Hi, my name is Ansley and I have 7 more days until India!  This is an initiative sponsored by the U.S. Department of State Bureau of Educational and Cultural Affairs with the Department of Music at the University of North Carolina at Chapel Hill. It’s called Next Level. Next Level artists have gone through a very selective process; 25 out of some 150 applicants were chosen based on their educational, performing and artistic excellence.

We are working with young people in underserved communities through Hip Hop music and dance to promote peace and conflict resolution; a continuation  of the historic U.S. Department of State’s Jazz Ambassadors program. They traveled the world spreading peace and understanding through music in the 1950s. I am thrilled to be continuing this work. The exchange programs will take place in India, Bangladesh, Serbia, Bosnia, Herzegovina, Montenegro, Senegal and Zimbabwe. I am on Next Level Team India. While in India we will be creating PSA’s on issues concerning the communities we are working with. Many of these issues such as gender/domestic/sexual violence, pressure concerning academic achievement and bullying are also world issues and issues we deal with right here in the U.S.

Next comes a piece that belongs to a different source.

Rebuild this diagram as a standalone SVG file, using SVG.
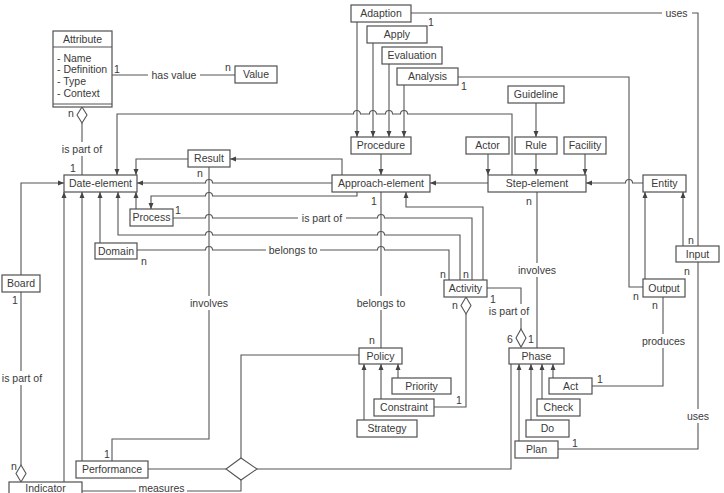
<svg xmlns="http://www.w3.org/2000/svg" width="724" height="493" viewBox="0 0 724 493">
<style>
.b{fill:#fff;stroke:#505050;stroke-width:1.2}
.c{fill:none;stroke:#555;stroke-width:1.1}
.a{marker-end:url(#ah)}
.d{fill:#fff;stroke:#555;stroke-width:1.1}
text{font-family:"Liberation Sans",Arial,sans-serif;font-size:10.5px;fill:#3a3a3a}
.m{text-anchor:middle}
.bg{fill:#fff}
</style>
<defs>
<marker id="ah" viewBox="0 0 6 6" refX="6" refY="3" markerWidth="6" markerHeight="6" markerUnits="userSpaceOnUse" orient="auto"><path d="M0,0.5 L6,3 L0,5.5 z" fill="#444"/></marker>
</defs>
<g id="connectors">
<path class="c" d="M112,75 H235"/>
<path class="c" d="M82,123 V175"/>
<path class="d" d="M82,107 L87,115 L82,123 L77,115 Z"/>
<path class="c a" d="M512,175 V114 H407.5 a3.5,3.5 0 0 0 -7,0 H392.5 a3.5,3.5 0 0 0 -7,0 H376.5 a3.5,3.5 0 0 0 -7,0 H360.5 a3.5,3.5 0 0 0 -7,0 H117 V175"/>
<path class="c a" d="M188,159 H136 V175"/>
<path class="c a" d="M342,175 V159 H230"/>
<path class="c a" d="M332,183 H212.5 a3.5,3.5 0 0 0 -7,0 H137"/>
<path class="c a" d="M357,192 V196 H212.5 a3.5,3.5 0 0 0 -7,0 H151 V209"/>
<path class="c a" d="M136,209 V192"/>
<path class="c" d="M173,218 H205.5 a3.5,3.5 0 0 1 7,0 H377.5 a3.5,3.5 0 0 1 7,0 H472 V280"/>
<path class="c a" d="M460,280 V235 H384.5 a3.5,3.5 0 0 0 -7,0 H212.5 a3.5,3.5 0 0 0 -7,0 H118 V192"/>
<path class="c" d="M137,250 H205.5 a3.5,3.5 0 0 1 7,0 H377.5 a3.5,3.5 0 0 1 7,0 H449 V280"/>
<path class="c a" d="M100,243 V192"/>
<path class="c a" d="M483,280 V207 H406 V192"/>
<path class="c a" d="M381,154 V175"/>
<path class="c a" d="M357,22 V137"/>
<path class="c a" d="M373,43 V137"/>
<path class="c a" d="M389,64 V137"/>
<path class="c a" d="M404,85 V137"/>
<path class="c a" d="M488,183 H430"/>
<path class="c a" d="M536,103 V137"/>
<path class="c a" d="M536,154 V175"/>
<path class="c a" d="M488,154 V175"/>
<path class="c a" d="M585,154 V175"/>
<path class="c a" d="M643,183 H632.5 a3.5,3.5 0 0 0 -7,0 H586"/>
<path class="c" d="M458,77 H629 V287 H643"/>
<path class="c" d="M411,13 H698 V246"/>
<path class="c a" d="M683,246 V192"/>
<path class="c a" d="M645,279 V192"/>
<path class="c" d="M698,262 V449 H558"/>
<path class="c" d="M663,297 V386 H592"/>
<path class="c" d="M537,192 V348"/>
<path class="c" d="M487,288 H521 V329"/>
<path class="d" d="M521,329 L526,338 L521,347 L516,338 Z"/>
<path class="c" d="M466,314 V407 H434"/>
<path class="d" d="M466,297 L471,305.5 L466,314 L461,305.5 Z"/>
<path class="c" d="M381,192 V348"/>
<path class="c a" d="M364,420 V364"/>
<path class="c a" d="M381,399 V364"/>
<path class="c a" d="M398,378 V364"/>
<path class="c a" d="M519,441 V364"/>
<path class="c a" d="M531,420 V364"/>
<path class="c a" d="M542,399 V364"/>
<path class="c a" d="M553,378 V364"/>
<path class="c" d="M209,167 V439 H112 V461"/>
<path class="c a" d="M21,275 V183 H64"/>
<path class="c" d="M21,292 V465"/>
<path class="d" d="M21,465 L26,473.5 L21,482 L16,473.5 Z"/>
<path class="c a" d="M64,482 V192"/>
<path class="c a" d="M82,461 V192"/>
<path class="c" d="M82,491 H241 V480"/>
<path class="c" d="M148,469 H226"/>
<path class="c" d="M241,458 V355 H359"/>
<path class="c" d="M257,469 H511 V364"/>
<path class="d" d="M241,458 L257,469 L241,480 L226,469 Z"/>
<rect class="bg" x="148" y="68" width="52" height="14"/>
<text class="m" x="174" y="78.7">has value</text>
<rect class="bg" x="60" y="142" width="45" height="14"/>
<text class="m" x="82" y="152.7">is part of</text>
<rect class="bg" x="298" y="211" width="48" height="14"/>
<text class="m" x="322" y="221.7">is part of</text>
<rect class="bg" x="266" y="243" width="54" height="14"/>
<text class="m" x="293" y="253.7">belongs to</text>
<rect class="bg" x="188" y="296" width="42" height="14"/>
<text class="m" x="209" y="306.7">involves</text>
<rect class="bg" x="354" y="296" width="54" height="14"/>
<text class="m" x="381" y="306.7">belongs to</text>
<rect class="bg" x="516" y="263" width="42" height="14"/>
<text class="m" x="537" y="273.7">involves</text>
<rect class="bg" x="487" y="304" width="44" height="14"/>
<text class="m" x="509" y="314.7">is part of</text>
<rect class="bg" x="662" y="6" width="30" height="14"/>
<text class="m" x="676.5" y="16.7">uses</text>
<rect class="bg" x="640" y="334" width="47" height="14"/>
<text class="m" x="663.5" y="344.7">produces</text>
<rect class="bg" x="684" y="409" width="28" height="14"/>
<text class="m" x="698" y="419.7">uses</text>
<rect class="bg" x="0" y="371" width="44" height="14"/>
<text class="m" x="22" y="381.7">is part of</text>
<rect class="bg" x="136" y="484" width="51" height="9"/>
<text class="m" x="161.5" y="492.3">measures</text>
<text x="114" y="73">1</text>
<text x="225" y="71">n</text>
<text x="68" y="117">n</text>
<text x="70" y="172">1</text>
<text x="197" y="176.5">n</text>
<text x="175" y="213.5">1</text>
<text x="141" y="265">n</text>
<text x="440" y="278">n</text>
<text x="463" y="278">n</text>
<text x="371" y="205">1</text>
<text x="369" y="344">n</text>
<text x="452" y="309">n</text>
<text x="456" y="404">1</text>
<text x="490" y="303">1</text>
<text x="507" y="343">6</text>
<text x="528" y="343">1</text>
<text x="526" y="205">n</text>
<text x="428" y="25.5">1</text>
<text x="461" y="90">1</text>
<text x="688" y="244">n</text>
<text x="684" y="275">n</text>
<text x="633" y="300">n</text>
<text x="652" y="309">n</text>
<text x="597" y="383">1</text>
<text x="572" y="447">1</text>
<text x="104" y="458">1</text>
<text x="12" y="303.5">1</text>
<text x="11" y="470">n</text>
</g>
<g id="attribute">
<rect class="b" x="53" y="31" width="59" height="76"/>
<path class="c" d="M53,47 H112 M53,104 H112"/>
<text class="m" x="82.5" y="43">Attribute</text>
<text x="57" y="61.5">- Name</text>
<text x="57" y="73">- Definition</text>
<text x="57" y="85">- Type</text>
<text x="57" y="96.5">- Context</text>
</g>
<g id="value"><rect class="b" x="235" y="66" width="42" height="17"/><text class="m" x="256" y="78.2">Value</text></g>
<g id="date-element"><rect class="b" x="64" y="175" width="73" height="17"/><text class="m" x="100.5" y="187.2">Date-element</text></g>
<g id="result"><rect class="b" x="188" y="150" width="42" height="17"/><text class="m" x="209" y="162.2">Result</text></g>
<g id="process"><rect class="b" x="130" y="209" width="43" height="17"/><text class="m" x="151.5" y="221.2">Process</text></g>
<g id="domain"><rect class="b" x="95" y="243" width="42" height="16"/><text class="m" x="116" y="254.7">Domain</text></g>
<g id="board"><rect class="b" x="2" y="275" width="38" height="17"/><text class="m" x="21" y="287.2">Board</text></g>
<g id="performance"><rect class="b" x="76" y="461" width="72" height="17"/><text class="m" x="112" y="473.2">Performance</text></g>
<g id="indicator"><rect class="b" x="9" y="482" width="73" height="18"/><text class="m" x="45.5" y="492.3">Indicator</text></g>
<g id="adaption"><rect class="b" x="351" y="5" width="60" height="17"/><text class="m" x="381" y="17.2">Adaption</text></g>
<g id="apply"><rect class="b" x="367" y="26" width="60" height="17"/><text class="m" x="397" y="38.2">Apply</text></g>
<g id="evaluation"><rect class="b" x="382" y="47" width="60" height="17"/><text class="m" x="412" y="59.2">Evaluation</text></g>
<g id="analysis"><rect class="b" x="397" y="68" width="61" height="17"/><text class="m" x="427.5" y="80.2">Analysis</text></g>
<g id="procedure"><rect class="b" x="351" y="137" width="60" height="17"/><text class="m" x="381" y="149.2">Procedure</text></g>
<g id="approach-element"><rect class="b" x="332" y="175" width="98" height="17"/><text class="m" x="381" y="187.2">Approach-element</text></g>
<g id="guideline"><rect class="b" x="508" y="86" width="56" height="17"/><text class="m" x="536" y="98.2">Guideline</text></g>
<g id="actor"><rect class="b" x="466" y="137" width="43" height="17"/><text class="m" x="487.5" y="149.2">Actor</text></g>
<g id="rule"><rect class="b" x="515" y="137" width="42" height="17"/><text class="m" x="536" y="149.2">Rule</text></g>
<g id="facility"><rect class="b" x="564" y="137" width="42" height="17"/><text class="m" x="585" y="148.5">Facility</text></g>
<g id="step-element"><rect class="b" x="488" y="175" width="98" height="17"/><text class="m" x="537" y="187.2">Step-element</text></g>
<g id="entity"><rect class="b" x="643" y="175" width="43" height="17"/><text class="m" x="664.5" y="187.2">Entity</text></g>
<g id="input"><rect class="b" x="676" y="246" width="43" height="16"/><text class="m" x="697.5" y="257.7">Input</text></g>
<g id="output"><rect class="b" x="643" y="279" width="42" height="18"/><text class="m" x="664" y="291.7">Output</text></g>
<g id="activity"><rect class="b" x="444" y="280" width="43" height="17"/><text class="m" x="465.5" y="292.2">Activity</text></g>
<g id="policy"><rect class="b" x="359" y="348" width="43" height="16"/><text class="m" x="380.5" y="359.7">Policy</text></g>
<g id="priority"><rect class="b" x="392" y="378" width="59" height="16"/><text class="m" x="421.5" y="389.7">Priority</text></g>
<g id="constraint"><rect class="b" x="374" y="399" width="60" height="17"/><text class="m" x="404" y="411.2">Constraint</text></g>
<g id="strategy"><rect class="b" x="357" y="420" width="60" height="17"/><text class="m" x="387" y="432.2">Strategy</text></g>
<g id="phase"><rect class="b" x="509" y="348" width="55" height="16"/><text class="m" x="536.5" y="359.7">Phase</text></g>
<g id="act"><rect class="b" x="549" y="378" width="43" height="16"/><text class="m" x="570.5" y="389.7">Act</text></g>
<g id="check"><rect class="b" x="537" y="399" width="43" height="17"/><text class="m" x="558.5" y="411.2">Check</text></g>
<g id="do"><rect class="b" x="526" y="420" width="43" height="17"/><text class="m" x="547.5" y="432.2">Do</text></g>
<g id="plan"><rect class="b" x="515" y="441" width="43" height="17"/><text class="m" x="536.5" y="453.2">Plan</text></g>
</svg>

Why is this a big deal (well of course aside from the obvious)? Because it is the product of me going out on a limb and believing in myself. I have danced for as long as I can remember. I remember taking a ballet class in first grade. I was saddened when I was taken out. I remember waiting in my room until my mother went to work. When she left I closed the door, I turned off the lights and I freestyled ( Hip Hop improvisation). I freestyled for hours and hours. I would stop and lie on the floor from exhaustion. Then I would get up and take a bath and do it all over again until Mom came home in the morning.

 

Pardoxically, these were my real beginnings.  A dream world where everything was possible. A safe place that existed and was non-existent at the same time.

 

And right before college, I was taken out of my safe place by two men with ill intentions.  Ever since then I was dysfunctional in a militant way. I became very strict and hard on myself and stopped listening to the radio and watching tv. I couldn’t sit on couches or watch games.  Eat candy or sweets or anything with sugar? Are you crazy?! If I missed a day in the gym, who knew what would happen. I couldn’t make mistakes. And I was afraid of everything. EVERYTHING. I regularly burst into tears when I lost my wallet, and almost drowned.

 

I went to college and the self-doubt began. “Man!” I thought to myself, “ I HAVE to learn ballet, or I’ll never be considered a real dancer.  I’ll never have a professional dance career.“ So I took countless ballet and modern classes to fix my “weakness.” I was not “classically trained,” and whatever else that means to the community that made it up.

 

So on my venture for “improvement” I stopped focusing on hip hop.  I took every balletic-looking genre on earth, anything to get me away from where I came from.  It was my priority. But hip hop was still lingering. It was lingering through volunteer work and women’s centers and teaching children and whatever other noble cause. I guess that made it more valid, right?

 

Here’s the thing: by not focusing on hip hop, I was not focusing on me. I neglected myself because of what some thought (and still do) and what I thought everyone thought.

 

Just recently I saw the advertisement: “ Looking for hip hop artist educators.” I said to myself, “This is for me. Wait, this IS me.” So I filled it out. While anxious and worried I wondered, “Will I get it?” Part of myself said “of course you will!” the other half was like, “You’re not the best. And doesn’t this sound like it’s for the best?” Again, there goes that loser self-doubt, marching around my brain and holding my thoughts hostage.   I don’t remember when, but at some point I said, “There is just no way you can lose, this is for you. If they don’t choose you then they are crazy.” It was this line of thought, this inkling of belief in myself and my abilities that has lead me here. I can’t wait to tell you the rest when I get to India.